§ Task to carry out:
Give back the full listing verbatim, apart from its images.

§ Data section:

------------

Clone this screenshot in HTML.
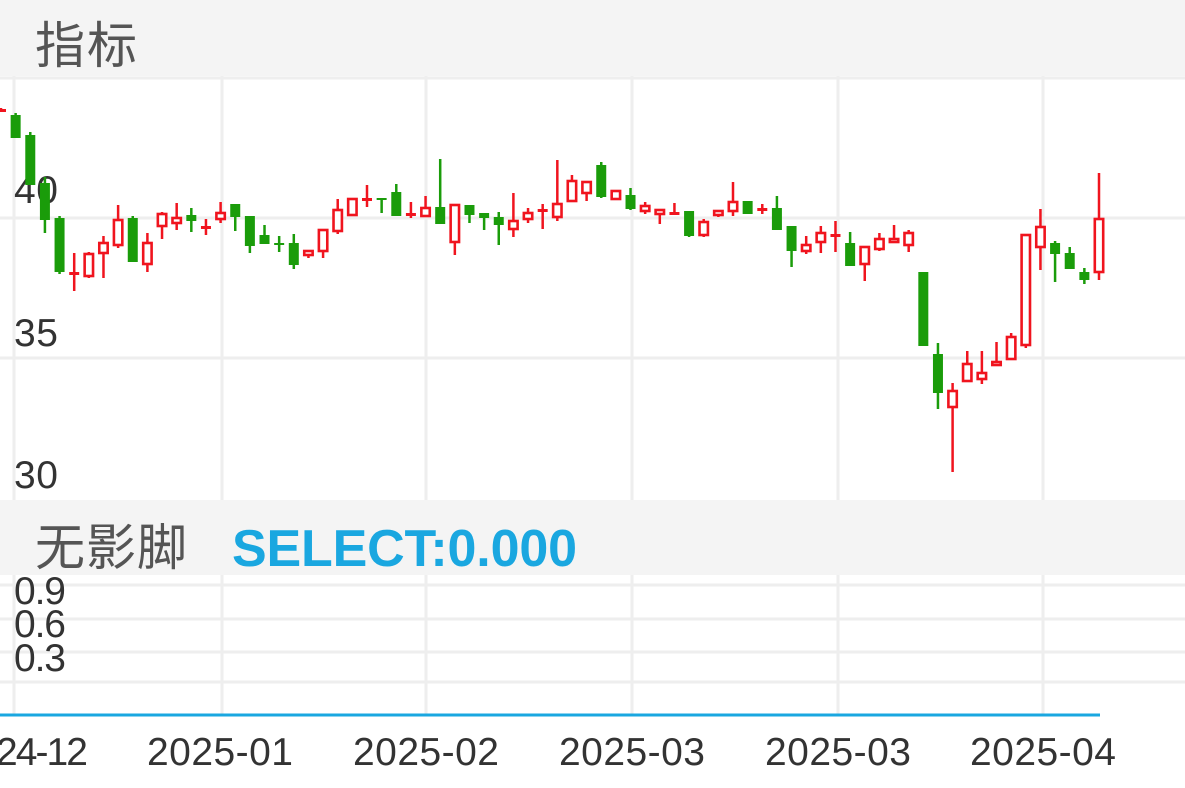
<!DOCTYPE html>
<html><head><meta charset="utf-8"><style>
body{margin:0;width:1185px;height:788px;overflow:hidden;background:#fff;font-family:"Liberation Sans","Noto Sans CJK SC",sans-serif}
svg{position:absolute;left:0;top:0}
</style></head><body>
<svg id="s" width="1185" height="788" xmlns="http://www.w3.org/2000/svg">
<rect x="0" y="0" width="1185" height="76" fill="#f4f4f4"/>
<rect x="0" y="500" width="1185" height="75" fill="#f4f4f4"/>
<g stroke="#eeeeee" stroke-width="3">
<line x1="0" y1="78" x2="1185" y2="78"/>
<line x1="0" y1="218" x2="1185" y2="218"/>
<line x1="0" y1="358" x2="1185" y2="358"/>
<line x1="0" y1="585" x2="1185" y2="585"/>
<line x1="0" y1="619" x2="1185" y2="619"/>
<line x1="0" y1="652" x2="1185" y2="652"/>
<line x1="0" y1="682" x2="1185" y2="682"/>
<line x1="14" y1="76" x2="14" y2="500"/><line x1="222" y1="76" x2="222" y2="500"/><line x1="426" y1="76" x2="426" y2="500"/><line x1="632" y1="76" x2="632" y2="500"/><line x1="838" y1="76" x2="838" y2="500"/><line x1="1043" y1="76" x2="1043" y2="500"/>
<line x1="14" y1="575" x2="14" y2="714"/><line x1="222" y1="575" x2="222" y2="714"/><line x1="426" y1="575" x2="426" y2="714"/><line x1="632" y1="575" x2="632" y2="714"/><line x1="838" y1="575" x2="838" y2="714"/><line x1="1043" y1="575" x2="1043" y2="714"/>
</g>
<line x1="0" y1="715" x2="1100" y2="715" stroke="#1aa7e0" stroke-width="3"/>
<text x="35" y="63" font-size="50" fill="#555" textLength="102">指标</text>
<text x="35" y="565" font-size="50" fill="#555" textLength="152">无影脚</text>
<text x="232" y="566" font-size="52" font-weight="bold" fill="#1aa7e0" textLength="345">SELECT:0.000</text>
<g font-size="39" fill="#333">
<text x="14" y="203" textLength="44">40</text><text x="14" y="346" textLength="44">35</text><text x="14" y="488" textLength="44">30</text>
<text x="14" y="604" textLength="52">0.9</text><text x="14" y="637" textLength="52">0.6</text><text x="14" y="671" textLength="52">0.3</text>
<text x="-4" y="765" textLength="92">24-12</text>
<text x="147" y="765" textLength="146">2025-01</text>
<text x="353" y="765" textLength="146">2025-02</text>
<text x="559" y="765" textLength="146">2025-03</text>
<text x="765" y="765" textLength="146">2025-03</text>
<text x="970" y="765" textLength="146">2025-04</text>
</g>
<g id="c"></g>
</svg>
<script>
var d=[
['r',109,111,108,112],['g',115,138,113,138],['g',135,185,132,185],['g',183,220,177,233],['g',218,272,216,274],['r',272,274,253,291],['r',253,277,252,278],['r',242,254,236,278],['r',219,246,205,248],['g',218,262,216,262],['r',242,265,233,272],['r',213,227,212,239],['r',217,224,203,230],['g',215,221,208,232],['r',226,228,219,235],['r',212,220,202,223],['g',204,217,204,231],['g',216,246,216,253],['g',235,244,225,244],['g',243,245,236,252],['g',243,265,234,269],['r',250,256,250,258],['r',229,252,229,258],['r',209,232,199,234],['r',198,216,198,216],['r',198,200,185,207],['g',198,200,198,213],['g',192,216,184,216],
['r',213,215,202,218],['r',207,217,196,217],['g',207,224,159,224],['r',204,243,204,255],['g',205,215,205,223],['g',213,218,213,230],['g',217,225,212,245],['r',220,230,193,237],['r',212,220,208,223],['r',209,211,204,229],['r',203,218,160,221],['r',180,202,175,202],['r',181,194,181,201],['g',165,197,162,198],['r',190,200,190,200],['g',195,209,188,210],['r',205,212,202,214],['r',209,215,209,224],['r',212,214,203,214],['g',211,236,211,237],['r',221,236,219,237],['r',210,216,210,217],['r',201,212,182,216],['g',201,214,201,214],['r',208,210,204,214],['g',208,230,196,230],
['g',226,251,226,267],['r',244,252,236,254],['r',232,243,226,253],['r',234,237,221,252],['g',243,266,232,266],['r',246,265,246,281],['r',238,250,233,251],['r',238,243,225,243],['r',232,246,230,252],['g',272,346,272,346],['g',354,393,343,409],['r',390,408,383,472],['r',363,382,351,382],['r',372,380,351,384],['r',361,366,342,366],['r',336,360,333,360],['r',234,346,234,348],['r',226,248,209,270],['g',243,254,241,282],['g',253,269,247,269],['g',272,280,268,284],['r',218,273,173,280]];
var h='',n=d.length,sp=(1099-1)/(n-1);
for(var i=0;i<n;i++){var c=d[i],x=1+sp*i,col=c[0]=='r'?'#f0141e':'#1a9c0a';
h+='<line x1="'+x+'" x2="'+x+'" y1="'+c[3]+'" y2="'+c[4]+'" stroke="'+col+'" stroke-width="2.5"/>';
var bh=Math.max(c[2]-c[1],2);
if(c[0]=='r'){ if(bh<=3) h+='<rect x="'+(x-5)+'" y="'+c[1]+'" width="10" height="3" fill="'+col+'"/>';
 else h+='<rect x="'+(x-4.2)+'" y="'+(c[1]+1)+'" width="8.4" height="'+(bh-2)+'" fill="#fff" stroke="'+col+'" stroke-width="2.6"/>';}
else h+='<rect x="'+(x-5)+'" y="'+c[1]+'" width="10" height="'+bh+'" fill="'+col+'"/>';}
document.getElementById('c').innerHTML=h;
</script>
</body></html>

------------

§ Task output:
Clone this screenshot in HTML.
<!DOCTYPE html>
<html><head><meta charset="utf-8"><style>
body{margin:0;width:1185px;height:788px;overflow:hidden;background:#fff;font-family:"Liberation Sans","Noto Sans CJK SC",sans-serif}
svg{position:absolute;left:0;top:0}
</style></head><body>
<svg id="s" width="1185" height="788" xmlns="http://www.w3.org/2000/svg">
<rect x="0" y="0" width="1185" height="76" fill="#f4f4f4"/>
<rect x="0" y="500" width="1185" height="75" fill="#f4f4f4"/>
<g stroke="#eeeeee" stroke-width="3">
<line x1="0" y1="78" x2="1185" y2="78"/>
<line x1="0" y1="218" x2="1185" y2="218"/>
<line x1="0" y1="358" x2="1185" y2="358"/>
<line x1="0" y1="585" x2="1185" y2="585"/>
<line x1="0" y1="619" x2="1185" y2="619"/>
<line x1="0" y1="652" x2="1185" y2="652"/>
<line x1="0" y1="682" x2="1185" y2="682"/>
<line x1="14" y1="76" x2="14" y2="500"/><line x1="222" y1="76" x2="222" y2="500"/><line x1="426" y1="76" x2="426" y2="500"/><line x1="632" y1="76" x2="632" y2="500"/><line x1="838" y1="76" x2="838" y2="500"/><line x1="1043" y1="76" x2="1043" y2="500"/>
<line x1="14" y1="575" x2="14" y2="714"/><line x1="222" y1="575" x2="222" y2="714"/><line x1="426" y1="575" x2="426" y2="714"/><line x1="632" y1="575" x2="632" y2="714"/><line x1="838" y1="575" x2="838" y2="714"/><line x1="1043" y1="575" x2="1043" y2="714"/>
</g>
<line x1="0" y1="715" x2="1100" y2="715" stroke="#1aa7e0" stroke-width="3"/>
<text x="35" y="63" font-size="50" fill="#555" textLength="102">指标</text>
<text x="35" y="565" font-size="50" fill="#555" textLength="152">无影脚</text>
<text x="232" y="566" font-size="52" font-weight="bold" fill="#1aa7e0" textLength="345">SELECT:0.000</text>
<g font-size="39" fill="#333">
<text x="14" y="203" textLength="44">40</text><text x="14" y="346" textLength="44">35</text><text x="14" y="488" textLength="44">30</text>
<text x="14" y="604" textLength="52">0.9</text><text x="14" y="637" textLength="52">0.6</text><text x="14" y="671" textLength="52">0.3</text>
<text x="-4" y="765" textLength="92">24-12</text>
<text x="147" y="765" textLength="146">2025-01</text>
<text x="353" y="765" textLength="146">2025-02</text>
<text x="559" y="765" textLength="146">2025-03</text>
<text x="765" y="765" textLength="146">2025-03</text>
<text x="970" y="765" textLength="146">2025-04</text>
</g>
<g id="c"></g>
</svg>
<script>
var d=[
['r',109,111,108,112],['g',115,138,113,138],['g',135,185,132,185],['g',183,220,177,233],['g',218,272,216,274],['r',272,274,253,291],['r',253,277,252,278],['r',242,254,236,278],['r',219,246,205,248],['g',218,262,216,262],['r',242,265,233,272],['r',213,227,212,239],['r',217,224,203,230],['g',215,221,208,232],['r',226,228,219,235],['r',212,220,202,223],['g',204,217,204,231],['g',216,246,216,253],['g',235,244,225,244],['g',243,245,236,252],['g',243,265,234,269],['r',250,256,250,258],['r',229,252,229,258],['r',209,232,199,234],['r',198,216,198,216],['r',198,200,185,207],['g',198,200,198,213],['g',192,216,184,216],
['r',213,215,202,218],['r',207,217,196,217],['g',207,224,159,224],['r',204,243,204,255],['g',205,215,205,223],['g',213,218,213,230],['g',217,225,212,245],['r',220,230,193,237],['r',212,220,208,223],['r',209,211,204,229],['r',203,218,160,221],['r',180,202,175,202],['r',181,194,181,201],['g',165,197,162,198],['r',190,200,190,200],['g',195,209,188,210],['r',205,212,202,214],['r',209,215,209,224],['r',212,214,203,214],['g',211,236,211,237],['r',221,236,219,237],['r',210,216,210,217],['r',201,212,182,216],['g',201,214,201,214],['r',208,210,204,214],['g',208,230,196,230],
['g',226,251,226,267],['r',244,252,236,254],['r',232,243,226,253],['r',234,237,221,252],['g',243,266,232,266],['r',246,265,246,281],['r',238,250,233,251],['r',238,243,225,243],['r',232,246,230,252],['g',272,346,272,346],['g',354,393,343,409],['r',390,408,383,472],['r',363,382,351,382],['r',372,380,351,384],['r',361,366,342,366],['r',336,360,333,360],['r',234,346,234,348],['r',226,248,209,270],['g',243,254,241,282],['g',253,269,247,269],['g',272,280,268,284],['r',218,273,173,280]];
var h='',n=d.length,sp=(1099-1)/(n-1);
for(var i=0;i<n;i++){var c=d[i],x=1+sp*i,col=c[0]=='r'?'#f0141e':'#1a9c0a';
h+='<line x1="'+x+'" x2="'+x+'" y1="'+c[3]+'" y2="'+c[4]+'" stroke="'+col+'" stroke-width="2.5"/>';
var bh=Math.max(c[2]-c[1],2);
if(c[0]=='r'){ if(bh<=3) h+='<rect x="'+(x-5)+'" y="'+c[1]+'" width="10" height="3" fill="'+col+'"/>';
 else h+='<rect x="'+(x-4.2)+'" y="'+(c[1]+1)+'" width="8.4" height="'+(bh-2)+'" fill="#fff" stroke="'+col+'" stroke-width="2.6"/>';}
else h+='<rect x="'+(x-5)+'" y="'+c[1]+'" width="10" height="'+bh+'" fill="'+col+'"/>';}
document.getElementById('c').innerHTML=h;
</script>
</body></html>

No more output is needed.